**WHAT THE TASK REQUIRES:** Write out, exactly as given, every line from the one holding "Output the Python" to the one holding "return ti + 1 + (fi - 1.5) * DODGE", including both.

**RECORDS PROVIDED:**
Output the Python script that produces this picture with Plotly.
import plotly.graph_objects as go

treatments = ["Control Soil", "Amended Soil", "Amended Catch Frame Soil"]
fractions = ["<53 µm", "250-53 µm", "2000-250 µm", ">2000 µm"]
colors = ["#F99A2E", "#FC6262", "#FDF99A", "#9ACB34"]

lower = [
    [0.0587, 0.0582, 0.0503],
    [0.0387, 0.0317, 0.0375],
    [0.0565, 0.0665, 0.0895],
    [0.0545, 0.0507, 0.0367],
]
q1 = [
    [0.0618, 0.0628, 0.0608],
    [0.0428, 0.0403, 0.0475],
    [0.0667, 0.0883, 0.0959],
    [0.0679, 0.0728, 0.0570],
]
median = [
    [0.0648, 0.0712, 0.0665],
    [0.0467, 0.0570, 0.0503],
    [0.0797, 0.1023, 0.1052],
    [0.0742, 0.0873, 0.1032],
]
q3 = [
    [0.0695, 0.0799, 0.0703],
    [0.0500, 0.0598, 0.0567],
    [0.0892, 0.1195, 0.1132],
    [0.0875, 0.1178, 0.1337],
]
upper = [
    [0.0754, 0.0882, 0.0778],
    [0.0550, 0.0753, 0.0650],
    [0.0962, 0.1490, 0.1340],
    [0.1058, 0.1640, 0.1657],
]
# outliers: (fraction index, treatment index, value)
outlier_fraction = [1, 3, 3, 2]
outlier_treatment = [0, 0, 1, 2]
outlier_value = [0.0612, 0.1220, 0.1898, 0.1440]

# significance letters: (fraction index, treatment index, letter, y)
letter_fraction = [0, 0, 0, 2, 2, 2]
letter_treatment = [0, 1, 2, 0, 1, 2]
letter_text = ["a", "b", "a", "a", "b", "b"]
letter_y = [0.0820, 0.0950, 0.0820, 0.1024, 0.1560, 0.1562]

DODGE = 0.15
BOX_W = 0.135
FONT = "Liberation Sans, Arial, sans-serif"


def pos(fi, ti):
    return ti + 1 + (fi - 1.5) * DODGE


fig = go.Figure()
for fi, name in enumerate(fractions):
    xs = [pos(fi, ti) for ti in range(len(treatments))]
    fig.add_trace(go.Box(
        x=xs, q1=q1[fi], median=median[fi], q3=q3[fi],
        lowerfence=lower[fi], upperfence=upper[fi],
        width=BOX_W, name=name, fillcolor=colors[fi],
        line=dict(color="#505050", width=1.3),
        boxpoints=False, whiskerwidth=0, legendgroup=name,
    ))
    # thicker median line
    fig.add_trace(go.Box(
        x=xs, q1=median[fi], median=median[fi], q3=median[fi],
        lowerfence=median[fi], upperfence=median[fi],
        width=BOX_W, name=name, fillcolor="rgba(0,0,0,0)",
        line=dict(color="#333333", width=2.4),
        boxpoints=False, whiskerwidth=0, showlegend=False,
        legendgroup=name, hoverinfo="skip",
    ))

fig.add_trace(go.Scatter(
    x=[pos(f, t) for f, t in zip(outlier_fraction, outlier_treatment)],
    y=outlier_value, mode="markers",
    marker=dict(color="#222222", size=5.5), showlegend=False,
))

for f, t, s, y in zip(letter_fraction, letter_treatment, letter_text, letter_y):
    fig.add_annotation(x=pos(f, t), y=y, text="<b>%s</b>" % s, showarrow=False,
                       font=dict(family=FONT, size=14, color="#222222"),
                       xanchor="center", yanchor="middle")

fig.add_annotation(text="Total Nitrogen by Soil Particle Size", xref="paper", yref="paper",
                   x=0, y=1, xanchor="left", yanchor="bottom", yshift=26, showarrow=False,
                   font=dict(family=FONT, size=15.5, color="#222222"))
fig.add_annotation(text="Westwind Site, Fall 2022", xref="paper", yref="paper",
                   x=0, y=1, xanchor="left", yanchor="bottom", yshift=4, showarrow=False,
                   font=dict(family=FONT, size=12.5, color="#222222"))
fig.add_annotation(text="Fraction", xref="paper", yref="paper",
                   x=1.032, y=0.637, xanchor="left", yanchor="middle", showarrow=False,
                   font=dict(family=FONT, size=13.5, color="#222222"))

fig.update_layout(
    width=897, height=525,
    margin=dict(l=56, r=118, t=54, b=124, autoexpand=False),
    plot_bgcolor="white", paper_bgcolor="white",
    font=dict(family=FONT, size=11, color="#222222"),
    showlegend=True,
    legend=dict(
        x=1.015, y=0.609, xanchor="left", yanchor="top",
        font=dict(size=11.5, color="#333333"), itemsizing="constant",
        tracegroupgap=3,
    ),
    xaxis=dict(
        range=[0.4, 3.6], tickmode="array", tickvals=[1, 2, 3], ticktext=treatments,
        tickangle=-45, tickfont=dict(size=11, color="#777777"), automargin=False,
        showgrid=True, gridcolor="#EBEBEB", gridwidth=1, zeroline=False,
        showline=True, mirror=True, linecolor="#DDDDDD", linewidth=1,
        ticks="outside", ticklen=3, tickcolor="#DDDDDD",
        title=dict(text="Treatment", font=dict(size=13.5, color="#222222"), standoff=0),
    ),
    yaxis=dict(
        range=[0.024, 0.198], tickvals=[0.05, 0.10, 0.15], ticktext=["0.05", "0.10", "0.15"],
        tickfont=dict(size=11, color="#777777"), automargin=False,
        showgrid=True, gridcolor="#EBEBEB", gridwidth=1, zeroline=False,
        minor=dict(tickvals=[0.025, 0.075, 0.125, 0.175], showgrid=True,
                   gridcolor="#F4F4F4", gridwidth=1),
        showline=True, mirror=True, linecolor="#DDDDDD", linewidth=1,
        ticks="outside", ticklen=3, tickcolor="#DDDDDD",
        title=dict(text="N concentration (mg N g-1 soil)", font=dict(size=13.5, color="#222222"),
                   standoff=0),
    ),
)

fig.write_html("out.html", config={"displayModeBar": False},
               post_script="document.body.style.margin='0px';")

==

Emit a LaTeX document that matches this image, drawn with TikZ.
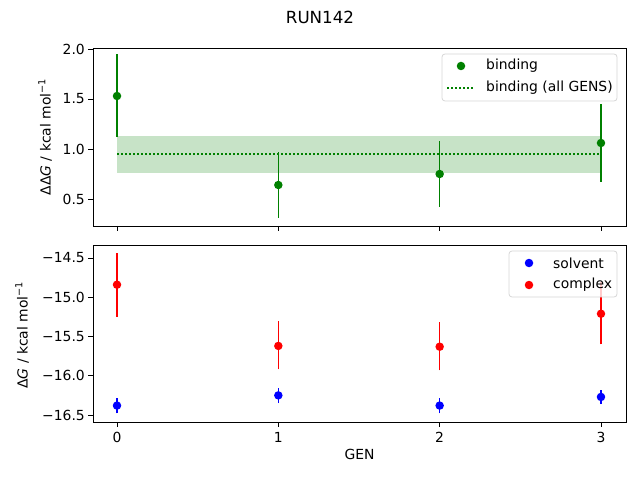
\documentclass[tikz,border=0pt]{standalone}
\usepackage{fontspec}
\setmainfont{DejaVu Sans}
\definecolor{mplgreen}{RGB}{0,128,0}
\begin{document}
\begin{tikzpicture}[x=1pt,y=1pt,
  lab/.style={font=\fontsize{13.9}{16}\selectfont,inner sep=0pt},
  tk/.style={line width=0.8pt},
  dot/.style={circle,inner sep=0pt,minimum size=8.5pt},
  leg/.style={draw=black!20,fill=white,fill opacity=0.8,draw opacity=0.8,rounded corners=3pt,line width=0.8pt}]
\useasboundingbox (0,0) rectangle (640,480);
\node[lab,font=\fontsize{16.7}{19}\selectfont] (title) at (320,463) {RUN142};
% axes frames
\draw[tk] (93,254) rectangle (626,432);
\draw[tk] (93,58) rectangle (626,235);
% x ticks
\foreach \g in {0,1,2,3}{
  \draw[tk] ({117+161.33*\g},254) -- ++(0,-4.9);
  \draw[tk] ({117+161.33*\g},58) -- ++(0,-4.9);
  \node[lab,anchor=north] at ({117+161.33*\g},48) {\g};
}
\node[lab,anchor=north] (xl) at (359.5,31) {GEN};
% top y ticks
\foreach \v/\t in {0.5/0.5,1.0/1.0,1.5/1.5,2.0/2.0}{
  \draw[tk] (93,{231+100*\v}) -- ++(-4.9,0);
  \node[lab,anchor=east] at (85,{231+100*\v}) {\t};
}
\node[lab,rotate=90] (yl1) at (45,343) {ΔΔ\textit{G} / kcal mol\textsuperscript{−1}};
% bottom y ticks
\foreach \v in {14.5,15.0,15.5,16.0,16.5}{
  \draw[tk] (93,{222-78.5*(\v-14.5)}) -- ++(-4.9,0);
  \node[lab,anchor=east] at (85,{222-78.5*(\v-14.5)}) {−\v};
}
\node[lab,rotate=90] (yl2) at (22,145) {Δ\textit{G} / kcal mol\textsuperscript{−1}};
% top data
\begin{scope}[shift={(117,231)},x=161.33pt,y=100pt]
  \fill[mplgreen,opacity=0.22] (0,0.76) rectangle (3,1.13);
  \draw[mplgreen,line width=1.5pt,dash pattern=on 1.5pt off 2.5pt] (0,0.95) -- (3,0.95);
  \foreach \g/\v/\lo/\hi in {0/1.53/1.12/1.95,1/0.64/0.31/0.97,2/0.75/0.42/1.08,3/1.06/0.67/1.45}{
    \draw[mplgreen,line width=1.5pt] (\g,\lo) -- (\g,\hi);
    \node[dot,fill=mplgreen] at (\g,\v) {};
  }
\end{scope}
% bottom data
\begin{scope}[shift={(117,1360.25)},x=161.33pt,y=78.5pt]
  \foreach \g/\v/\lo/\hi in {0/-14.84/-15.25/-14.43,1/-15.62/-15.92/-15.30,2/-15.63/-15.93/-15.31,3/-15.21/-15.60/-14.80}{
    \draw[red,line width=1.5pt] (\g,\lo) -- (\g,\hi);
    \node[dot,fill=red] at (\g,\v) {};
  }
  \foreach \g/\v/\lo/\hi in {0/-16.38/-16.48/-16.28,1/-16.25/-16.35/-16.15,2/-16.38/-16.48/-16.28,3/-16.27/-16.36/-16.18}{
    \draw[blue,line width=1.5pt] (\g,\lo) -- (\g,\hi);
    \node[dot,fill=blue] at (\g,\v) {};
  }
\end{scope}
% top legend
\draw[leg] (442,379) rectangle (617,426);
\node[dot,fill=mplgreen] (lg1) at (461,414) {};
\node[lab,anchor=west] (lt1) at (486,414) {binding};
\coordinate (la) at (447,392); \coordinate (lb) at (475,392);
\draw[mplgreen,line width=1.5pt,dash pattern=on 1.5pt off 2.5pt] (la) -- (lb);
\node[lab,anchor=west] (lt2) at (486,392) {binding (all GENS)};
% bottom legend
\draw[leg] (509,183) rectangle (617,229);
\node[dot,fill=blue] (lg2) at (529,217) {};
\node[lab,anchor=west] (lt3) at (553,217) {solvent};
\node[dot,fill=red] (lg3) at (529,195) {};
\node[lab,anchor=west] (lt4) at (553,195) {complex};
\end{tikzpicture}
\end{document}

--

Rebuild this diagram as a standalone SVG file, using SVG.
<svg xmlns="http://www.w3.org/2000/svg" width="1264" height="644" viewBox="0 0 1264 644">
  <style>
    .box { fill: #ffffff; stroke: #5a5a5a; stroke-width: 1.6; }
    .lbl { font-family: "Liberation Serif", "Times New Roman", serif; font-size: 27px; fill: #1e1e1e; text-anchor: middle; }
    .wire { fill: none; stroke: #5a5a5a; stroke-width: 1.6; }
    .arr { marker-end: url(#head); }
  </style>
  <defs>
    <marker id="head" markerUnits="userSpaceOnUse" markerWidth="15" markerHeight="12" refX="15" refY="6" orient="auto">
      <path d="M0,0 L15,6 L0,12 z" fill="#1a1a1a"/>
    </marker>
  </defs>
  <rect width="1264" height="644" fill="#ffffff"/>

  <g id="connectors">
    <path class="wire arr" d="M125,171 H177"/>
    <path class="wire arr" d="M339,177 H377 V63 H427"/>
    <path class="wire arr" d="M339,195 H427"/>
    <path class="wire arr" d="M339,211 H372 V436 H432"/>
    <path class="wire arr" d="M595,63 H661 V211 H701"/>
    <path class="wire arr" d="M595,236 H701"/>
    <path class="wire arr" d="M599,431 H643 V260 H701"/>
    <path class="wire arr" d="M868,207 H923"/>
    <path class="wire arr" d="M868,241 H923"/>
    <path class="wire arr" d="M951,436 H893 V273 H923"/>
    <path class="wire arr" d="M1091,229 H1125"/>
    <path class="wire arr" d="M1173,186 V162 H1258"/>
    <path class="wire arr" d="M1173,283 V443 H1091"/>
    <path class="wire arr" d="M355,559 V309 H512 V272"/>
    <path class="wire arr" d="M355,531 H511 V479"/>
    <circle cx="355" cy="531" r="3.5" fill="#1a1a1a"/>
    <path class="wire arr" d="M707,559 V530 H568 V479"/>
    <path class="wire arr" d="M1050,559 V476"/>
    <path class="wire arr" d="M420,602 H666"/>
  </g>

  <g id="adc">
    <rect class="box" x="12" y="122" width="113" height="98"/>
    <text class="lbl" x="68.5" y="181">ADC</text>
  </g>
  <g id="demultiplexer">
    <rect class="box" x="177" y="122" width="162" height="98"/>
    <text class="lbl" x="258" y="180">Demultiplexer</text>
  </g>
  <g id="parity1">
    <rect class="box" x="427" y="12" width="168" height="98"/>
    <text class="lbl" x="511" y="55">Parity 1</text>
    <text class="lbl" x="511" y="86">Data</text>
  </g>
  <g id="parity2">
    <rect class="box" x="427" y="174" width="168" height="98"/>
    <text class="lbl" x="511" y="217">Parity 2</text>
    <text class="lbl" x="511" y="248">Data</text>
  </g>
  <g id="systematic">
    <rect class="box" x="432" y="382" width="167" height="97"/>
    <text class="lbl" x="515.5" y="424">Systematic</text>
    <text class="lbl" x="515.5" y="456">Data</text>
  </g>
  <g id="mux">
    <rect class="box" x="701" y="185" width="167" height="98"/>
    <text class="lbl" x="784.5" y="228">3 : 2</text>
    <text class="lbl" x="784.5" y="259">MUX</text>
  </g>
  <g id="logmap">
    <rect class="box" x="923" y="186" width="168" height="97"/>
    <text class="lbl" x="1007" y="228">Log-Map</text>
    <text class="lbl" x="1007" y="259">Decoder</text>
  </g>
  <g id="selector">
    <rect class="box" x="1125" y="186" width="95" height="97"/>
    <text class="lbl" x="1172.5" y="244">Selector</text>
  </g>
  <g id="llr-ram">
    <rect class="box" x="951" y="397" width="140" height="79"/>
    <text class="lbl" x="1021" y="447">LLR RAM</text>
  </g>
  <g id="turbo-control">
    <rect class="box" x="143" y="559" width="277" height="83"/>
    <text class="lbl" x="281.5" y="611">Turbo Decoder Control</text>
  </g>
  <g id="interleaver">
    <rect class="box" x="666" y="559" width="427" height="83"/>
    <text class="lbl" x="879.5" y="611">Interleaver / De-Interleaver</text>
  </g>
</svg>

**EXERCISE SOLUTION:**
Output the Python script that produces this picture with Plotly.
import plotly.graph_objects as go

treatments = ["Control Soil", "Amended Soil", "Amended Catch Frame Soil"]
fractions = ["<53 µm", "250-53 µm", "2000-250 µm", ">2000 µm"]
colors = ["#F99A2E", "#FC6262", "#FDF99A", "#9ACB34"]

lower = [
    [0.0587, 0.0582, 0.0503],
    [0.0387, 0.0317, 0.0375],
    [0.0565, 0.0665, 0.0895],
    [0.0545, 0.0507, 0.0367],
]
q1 = [
    [0.0618, 0.0628, 0.0608],
    [0.0428, 0.0403, 0.0475],
    [0.0667, 0.0883, 0.0959],
    [0.0679, 0.0728, 0.0570],
]
median = [
    [0.0648, 0.0712, 0.0665],
    [0.0467, 0.0570, 0.0503],
    [0.0797, 0.1023, 0.1052],
    [0.0742, 0.0873, 0.1032],
]
q3 = [
    [0.0695, 0.0799, 0.0703],
    [0.0500, 0.0598, 0.0567],
    [0.0892, 0.1195, 0.1132],
    [0.0875, 0.1178, 0.1337],
]
upper = [
    [0.0754, 0.0882, 0.0778],
    [0.0550, 0.0753, 0.0650],
    [0.0962, 0.1490, 0.1340],
    [0.1058, 0.1640, 0.1657],
]
# outliers: (fraction index, treatment index, value)
outlier_fraction = [1, 3, 3, 2]
outlier_treatment = [0, 0, 1, 2]
outlier_value = [0.0612, 0.1220, 0.1898, 0.1440]

# significance letters: (fraction index, treatment index, letter, y)
letter_fraction = [0, 0, 0, 2, 2, 2]
letter_treatment = [0, 1, 2, 0, 1, 2]
letter_text = ["a", "b", "a", "a", "b", "b"]
letter_y = [0.0820, 0.0950, 0.0820, 0.1024, 0.1560, 0.1562]

DODGE = 0.15
BOX_W = 0.135
FONT = "Liberation Sans, Arial, sans-serif"


def pos(fi, ti):
    return ti + 1 + (fi - 1.5) * DODGE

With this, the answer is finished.